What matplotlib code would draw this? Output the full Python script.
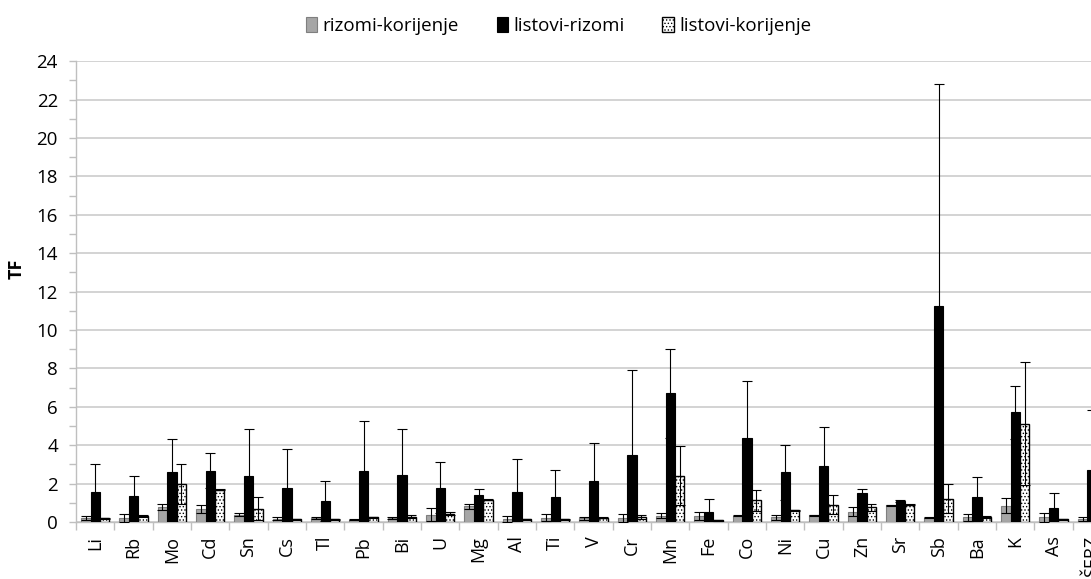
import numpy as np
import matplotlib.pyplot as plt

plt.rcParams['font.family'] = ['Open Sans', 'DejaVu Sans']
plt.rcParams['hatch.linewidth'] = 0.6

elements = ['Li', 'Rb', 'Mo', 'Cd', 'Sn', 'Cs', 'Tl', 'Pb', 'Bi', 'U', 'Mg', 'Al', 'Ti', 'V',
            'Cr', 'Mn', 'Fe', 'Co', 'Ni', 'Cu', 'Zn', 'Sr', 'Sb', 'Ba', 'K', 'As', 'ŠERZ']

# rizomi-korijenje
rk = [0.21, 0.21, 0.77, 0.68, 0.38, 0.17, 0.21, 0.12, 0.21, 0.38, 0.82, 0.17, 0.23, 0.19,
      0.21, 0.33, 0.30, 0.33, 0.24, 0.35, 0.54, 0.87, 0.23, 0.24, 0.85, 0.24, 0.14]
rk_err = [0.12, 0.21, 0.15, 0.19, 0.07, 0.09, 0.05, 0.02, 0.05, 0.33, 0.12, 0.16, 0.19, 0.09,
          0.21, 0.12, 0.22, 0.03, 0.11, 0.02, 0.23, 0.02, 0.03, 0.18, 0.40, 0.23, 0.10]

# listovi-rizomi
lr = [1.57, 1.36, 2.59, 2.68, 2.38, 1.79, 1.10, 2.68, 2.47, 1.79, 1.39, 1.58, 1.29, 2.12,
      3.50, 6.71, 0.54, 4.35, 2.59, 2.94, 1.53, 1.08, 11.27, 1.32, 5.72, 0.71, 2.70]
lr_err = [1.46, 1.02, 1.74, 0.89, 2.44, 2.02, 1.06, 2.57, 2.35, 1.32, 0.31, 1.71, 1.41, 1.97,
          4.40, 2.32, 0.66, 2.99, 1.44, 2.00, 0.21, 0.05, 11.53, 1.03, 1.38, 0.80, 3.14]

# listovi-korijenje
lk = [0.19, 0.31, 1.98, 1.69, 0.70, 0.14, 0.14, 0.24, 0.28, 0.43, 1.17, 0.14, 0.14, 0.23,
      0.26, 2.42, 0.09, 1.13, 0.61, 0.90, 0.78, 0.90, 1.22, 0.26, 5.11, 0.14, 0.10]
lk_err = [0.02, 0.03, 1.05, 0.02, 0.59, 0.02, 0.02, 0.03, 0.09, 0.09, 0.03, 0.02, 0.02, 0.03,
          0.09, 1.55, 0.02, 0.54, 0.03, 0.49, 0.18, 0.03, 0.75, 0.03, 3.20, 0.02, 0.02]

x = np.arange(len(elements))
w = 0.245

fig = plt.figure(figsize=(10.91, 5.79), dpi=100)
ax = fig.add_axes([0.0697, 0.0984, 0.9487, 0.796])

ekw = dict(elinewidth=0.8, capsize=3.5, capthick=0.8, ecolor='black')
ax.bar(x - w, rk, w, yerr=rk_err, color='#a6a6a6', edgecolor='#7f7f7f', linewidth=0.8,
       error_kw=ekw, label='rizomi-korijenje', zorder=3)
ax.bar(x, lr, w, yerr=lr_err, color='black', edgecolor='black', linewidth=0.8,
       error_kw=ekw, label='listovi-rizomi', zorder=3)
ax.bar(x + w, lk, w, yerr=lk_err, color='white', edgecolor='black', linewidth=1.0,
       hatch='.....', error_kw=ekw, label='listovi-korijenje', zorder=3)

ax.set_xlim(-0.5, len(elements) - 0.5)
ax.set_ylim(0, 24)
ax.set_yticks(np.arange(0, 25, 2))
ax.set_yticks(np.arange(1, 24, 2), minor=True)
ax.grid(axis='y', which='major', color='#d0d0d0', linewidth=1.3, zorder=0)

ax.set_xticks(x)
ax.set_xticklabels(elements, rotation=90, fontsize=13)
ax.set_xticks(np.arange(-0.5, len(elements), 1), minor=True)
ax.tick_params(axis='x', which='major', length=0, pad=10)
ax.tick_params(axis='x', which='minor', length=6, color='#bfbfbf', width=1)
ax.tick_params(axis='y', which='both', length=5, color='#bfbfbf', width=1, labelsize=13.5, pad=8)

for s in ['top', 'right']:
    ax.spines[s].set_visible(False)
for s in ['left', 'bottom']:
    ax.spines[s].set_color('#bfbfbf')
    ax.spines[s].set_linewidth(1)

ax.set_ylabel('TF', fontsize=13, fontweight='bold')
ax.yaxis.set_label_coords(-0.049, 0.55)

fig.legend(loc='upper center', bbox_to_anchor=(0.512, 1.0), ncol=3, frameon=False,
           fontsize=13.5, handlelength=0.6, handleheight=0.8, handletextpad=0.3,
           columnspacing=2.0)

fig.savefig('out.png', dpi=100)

**Given exercise:** Find every line that has "matplotlib" in it, then return those lines.

**Solution for this problem:**
What matplotlib code would draw this? Output the full Python script.
import matplotlib.pyplot as plt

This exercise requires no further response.